As the online waters rose, executives at the Susan G. Komen Foundation huddled behind their fortress walls like first-class passengers on the Titanic. The AP broke the story of Komen de-funding Planned Parenthood Federation of America on Monday, January 30th. As the online world took them to task, according to marketing blogger, Kivi Leroux Miller, nearly 24 hours went by before Komen posted anything on its Facebook or Twitter accounts and three days before Nancy Brinker, Komen's CEO, released a video statement.

Komen's inaction contrasted with Planned Parenthood, whose facility with social media allowed the organization to respond immediately, on a variety of channels. The difference reflects Brinker's top-down command and control management style versus Planned Parenthood's CEO, Cecile Richards, enthusiastic embrace of social media. Richards is an avid Facebook and Twitter user and encourages staffers to do the same using their own voices. As she told me two years ago, "From day one, I said social media was here to stay and I was going to be personally involved in helping us use it."

According to a Booz & Company/Buddy Media survey released last October of more than 100 large companies, only a third have a senior executive charged with overseeing social media. And just over a third (38%) reported social media as a CEO-level agenda item. There are nearly a billion people on Facebook — just about everyone, that is, except CEOs.

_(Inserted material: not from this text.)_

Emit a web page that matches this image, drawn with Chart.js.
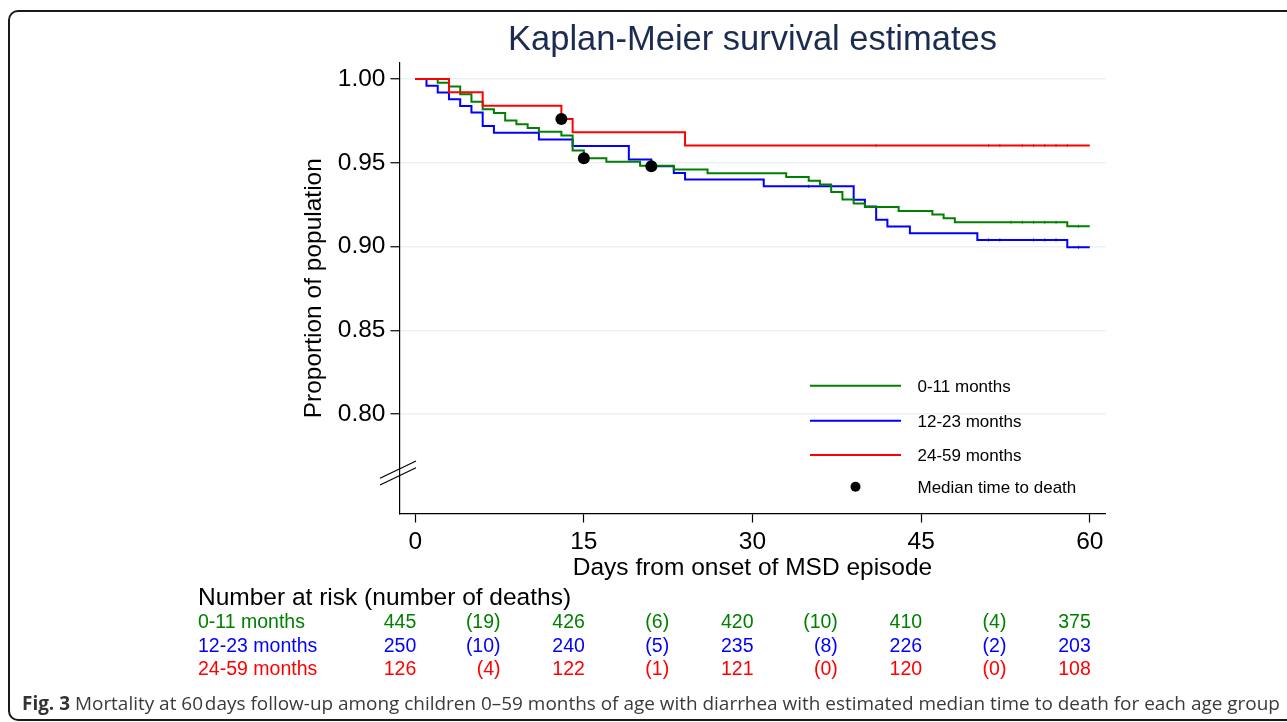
<!DOCTYPE html>
<html>
<head>
<meta charset="utf-8">
<script src="https://cdn.jsdelivr.net/npm/chart.js@4/dist/chart.umd.min.js"></script>
<style>
html,body{margin:0;padding:0;background:#fff;width:1287px;height:722px;overflow:hidden;}
#frame{position:absolute;left:8px;top:10px;width:1330px;height:711px;border:2px solid #1a1a1a;border-radius:10px;box-sizing:border-box;}
#wrap{position:absolute;left:0;top:0;width:1287px;height:722px;}
#caption{position:absolute;left:22px;top:690px;font-family:"Open Sans";font-size:18px;color:#3a3a3a;white-space:nowrap;line-height:26px;}
#caption b{font-weight:700;color:#333;}
</style>
</head>
<body>
<div id="frame"></div>
<div id="wrap"><canvas id="c" width="1287" height="722"></canvas></div>
<div id="caption"><b>Fig. 3</b> Mortality at 60&#8202;days follow-up among children 0–59 months of age with diarrhea with estimated median time to death for each age group</div>
<script>
// ---------------- data ----------------
const chartTitle = 'Kaplan-Meier survival estimates';
const xTitle = 'Days from onset of MSD episode';
const yTitle = 'Proportion of population';
const groupLabels = ['0-11 months', '12-23 months', '24-59 months'];
const medianLabel = 'Median time to death';

// Kaplan-Meier step curves (day of event, survival after event)
const daysG = [0, 2, 3, 4, 5, 6, 7, 8, 9, 10, 11, 13, 14, 15, 17, 20, 23, 26, 33, 35, 36, 37, 38, 39, 40, 43, 46, 47, 48, 58, 60];
const survG = [1.0, 0.9978, 0.9955, 0.9910, 0.9865, 0.9820, 0.9798, 0.9753, 0.9730, 0.9708, 0.9685, 0.9663, 0.9573, 0.9528, 0.9506, 0.9483, 0.9461, 0.9438, 0.9416, 0.9393, 0.9371, 0.9326, 0.9281, 0.9258, 0.9236, 0.9213, 0.9191, 0.9169, 0.9146, 0.9122, 0.9122];

const daysB = [0, 1, 2, 3, 4, 5, 6, 7, 11, 14, 19, 21, 23, 24, 31, 39, 40, 41, 42, 44, 50, 58, 60];
const survB = [1.0, 0.996, 0.992, 0.988, 0.984, 0.980, 0.972, 0.968, 0.964, 0.960, 0.952, 0.948, 0.944, 0.940, 0.936, 0.928, 0.924, 0.916, 0.912, 0.908, 0.904, 0.8996, 0.8996];

const daysR = [0, 3, 6, 13, 14, 24, 60];
const survR = [1.0, 0.9921, 0.9841, 0.9762, 0.9683, 0.9603, 0.9603];

// censoring marks (days)
const censorG = [53, 54, 55, 56, 57, 59];
const censorB = [35, 51, 52, 55, 56, 57, 59];
const censorR = [41, 51, 52, 54, 55, 56, 57, 58];

// median time to death
const medianDays = [13, 15, 21];
const medianSurv = [0.9762, 0.9528, 0.9480];

// axes
const xTicks = [0, 15, 30, 45, 60];
const yTicks = [0.80, 0.85, 0.90, 0.95, 1.00];

// number at risk table
const riskHeader = 'Number at risk (number of deaths)';
const riskTimes = [0, 15, 30, 45, 60];
const riskG = [445, 426, 420, 410, 375];
const riskB = [250, 240, 235, 226, 203];
const riskR = [126, 122, 121, 120, 108];
const deathsG = [19, 6, 10, 4];
const deathsB = [10, 5, 8, 2];
const deathsR = [4, 1, 0, 0];

// ---------------- styles ----------------
const COL = { g: '#008000', b: '#0000ff', r: '#ff0000', k: '#000000' };
const FONT = 'Liberation Sans, Arial, Helvetica, sans-serif';
Chart.defaults.font.family = FONT;
Chart.defaults.color = '#000';

function pts(xs, ys) { return xs.map((x, i) => ({ x: x, y: ys[i] })); }
function stepAt(xs, ys, t) { let v = ys[0]; for (let i = 0; i < xs.length; i++) { if (xs[i] <= t) v = ys[i]; } return v; }
function censorPts(cs, xs, ys) { return cs.map(t => ({ x: t, y: stepAt(xs, ys, t) })); }

const curve = (label, data, color, order) => ({
  label, data, borderColor: color, backgroundColor: color, borderWidth: 2,
  showLine: true, stepped: true, pointRadius: 0, fill: false, order
});
const censor = (data, color, order) => ({
  label: 'censor', data, borderColor: color, backgroundColor: color, showLine: false,
  pointStyle: 'line', rotation: 90, pointRadius: 1.6, borderWidth: 0.8, order
});

const overlay = {
  id: 'overlay',
  afterDraw(chart) {
    const ctx = chart.ctx, ca = chart.chartArea, xs = chart.scales.x;
    ctx.save();
    // title
    ctx.fillStyle = '#1c2c50';
    ctx.font = '34.5px ' + FONT;
    ctx.textAlign = 'center'; ctx.textBaseline = 'middle';
    ctx.fillText(chartTitle, (ca.left + ca.right) / 2, 40);

    // axis break marks
    ctx.strokeStyle = '#000'; ctx.lineWidth = 1.2;
    const L = ca.left;
    [[478.3, 461], [485, 467.7]].forEach(([y1, y2]) => {
      ctx.beginPath(); ctx.moveTo(L - 19.5, y1); ctx.lineTo(L + 16.5, y2); ctx.stroke();
    });

    // legend
    const lx0 = ca.right - 295.5, lx1 = ca.right - 204.5, tx = ca.right - 188;
    const ly = [385.7, 420.7, 455];
    const lc = [COL.g, COL.b, COL.r];
    ctx.font = '17px ' + FONT; ctx.textAlign = 'left'; ctx.textBaseline = 'middle';
    for (let i = 0; i < 3; i++) {
      ctx.strokeStyle = lc[i]; ctx.lineWidth = 2;
      ctx.beginPath(); ctx.moveTo(lx0, ly[i]); ctx.lineTo(lx1, ly[i]); ctx.stroke();
      ctx.fillStyle = '#000'; ctx.fillText(groupLabels[i], tx, ly[i] + 1.5);
    }
    ctx.fillStyle = '#000';
    ctx.beginPath(); ctx.arc((lx0 + lx1) / 2, 486.7, 5, 0, Math.PI * 2); ctx.fill();
    ctx.fillText(medianLabel, tx, 488);

    // number at risk table
    ctx.fillStyle = '#000'; ctx.textAlign = 'left';
    ctx.font = '24.5px ' + FONT;
    ctx.fillText(riskHeader, 198, 598.5);
    const rows = [[riskG, deathsG, COL.g, 622.5], [riskB, deathsB, COL.b, 646.5], [riskR, deathsR, COL.r, 670]];
    ctx.font = '19.5px ' + FONT;
    rows.forEach(([risk, deaths, color, y], r) => {
      ctx.fillStyle = color;
      ctx.textAlign = 'left';
      ctx.fillText(groupLabels[r], 198, y);
      ctx.textAlign = 'right';
      risk.forEach((n, i) => ctx.fillText(String(n), xs.getPixelForValue(riskTimes[i]) + 1, y));
      deaths.forEach((d, i) => ctx.fillText('(' + d + ')', xs.getPixelForValue((riskTimes[i] + riskTimes[i + 1]) / 2) + 1, y));
    });
    ctx.restore();
  }
};

new Chart(document.getElementById('c'), {
  type: 'scatter',
  data: {
    datasets: [
      { label: medianLabel, data: pts(medianDays, medianSurv), backgroundColor: '#000', borderColor: '#000', pointRadius: 6, borderWidth: 0, showLine: false, order: 0 },
      curve(groupLabels[2], pts(daysR, survR), COL.r, 1),
      censor(censorPts(censorR, daysR, survR), COL.r, 1),
      curve(groupLabels[0], pts(daysG, survG), COL.g, 2),
      censor(censorPts(censorG, daysG, survG), COL.g, 2),
      curve(groupLabels[1], pts(daysB, survB), COL.b, 3),
      censor(censorPts(censorB, daysB, survB), COL.b, 3)
    ]
  },
  options: {
    responsive: false, animation: false, devicePixelRatio: 1,
    layout: { padding: { left: 290, right: 181.5, top: 63, bottom: 137 } },
    plugins: { legend: { display: false }, tooltip: { enabled: false }, title: { display: false } },
    scales: {
      x: {
        type: 'linear', min: -1.4, max: 61.4,
        afterBuildTicks: s => { s.ticks = xTicks.map(v => ({ value: v })); },
        afterFit: s => { s.height = 71.5; },
        ticks: { font: { size: 24.5 }, color: '#000', padding: 5, maxRotation: 0, autoSkip: false },
        grid: { drawOnChartArea: false, drawTicks: true, tickLength: 9, tickColor: '#000', tickWidth: 1.2 },
        border: { display: true, color: '#000', width: 1.2 },
        title: { display: true, text: xTitle, font: { size: 24.5 }, color: '#000', padding: { top: 0, bottom: 2 } }
      },
      y: {
        type: 'linear', min: 0.7407, max: 1.0096,
        afterBuildTicks: s => { s.ticks = yTicks.map(v => ({ value: v })); },
        afterFit: s => { s.width = 109.5; },
        ticks: { font: { size: 24.5 }, color: '#000', padding: 5, callback: v => Number(v).toFixed(2) },
        grid: { color: '#eaf2f3', lineWidth: 1.5, drawTicks: true, tickLength: 9, tickColor: '#000', tickWidth: 1.2 },
        border: { display: true, color: '#000', width: 1.2 },
        title: { display: true, text: yTitle, font: { size: 24.5 }, color: '#000', padding: { top: 10, bottom: 0 } }
      }
    }
  },
  plugins: [overlay]
});

// fit caption width to the figure frame
(function () {
  const cap = document.getElementById('caption');
  const target = 1259;
  const w = cap.getBoundingClientRect().width;
  if (w > 0) cap.style.fontSize = (18 * target / w).toFixed(2) + 'px';
})();
</script>
</body>
</html>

Since 2005, I have spoken to thousands of executives from corporations, government agencies and nonprofit organizations about their discomfort using social media for business purposes. The problem for them isn't learning which button to push; if that were difficult seniors wouldn't be the fastest growing segment on Facebook. The real problem is that using social media challenges their basic assumptions of what it means to be "professional." The definition of professional behavior is an immutable set of behaviors developed early in one's career.

For most people over forty it means wearing a uniform of some kind, talking in a certain language, carrying a briefcase (or more recently a Blackberry or iPhone), and perhaps, most important, keeping one's private life private. Gen Y, or Millennials, — late teens to thirty year-olds, — have a vastly different notion of what it means to present oneself to the world wearing their business hat (so to speak.) The huge organizational chasm between Gen Y and Gen X and Boomers, is less a technological problem than a psychological one, and it manifests itself in the use of social media.

Social media's threat to professional behavior for older generations is often expressed like this:

  • We'll be off message if our organization doesn't speak with one institutional voice.
  • I will be attacked out there by the wingnuts/trolls/nuts.
  • We cannot have blog posts and Tweets go up and out with typos in it
  • We cannot share plans and ideas in public before they're fully vetted internally.

These concerns are understandable in a gotcha media world where every misstep is immediately uploaded, "liked", and tweeted around the world. But as the Komen incident illustrates, hiding behind high walls and wide moats isn't the answer. Charlene Li writes in Open Leadership, "The question isn't whether you will be transparent, authentic and real, but rather, how much you will let go and be open in the face of new technologies." A new definition of professional behavior is developing in this social world. Here is the transition:

OldProfessionalNewProfessional2.jpg

Social media enable people to be their best selves: honest, open, fallible, funny, and connected, but too many people and organizations are still trying their best to imitate automatons. Your organization, reputation, logo and staff are living, breathing entities that need to be out in the world to be effective.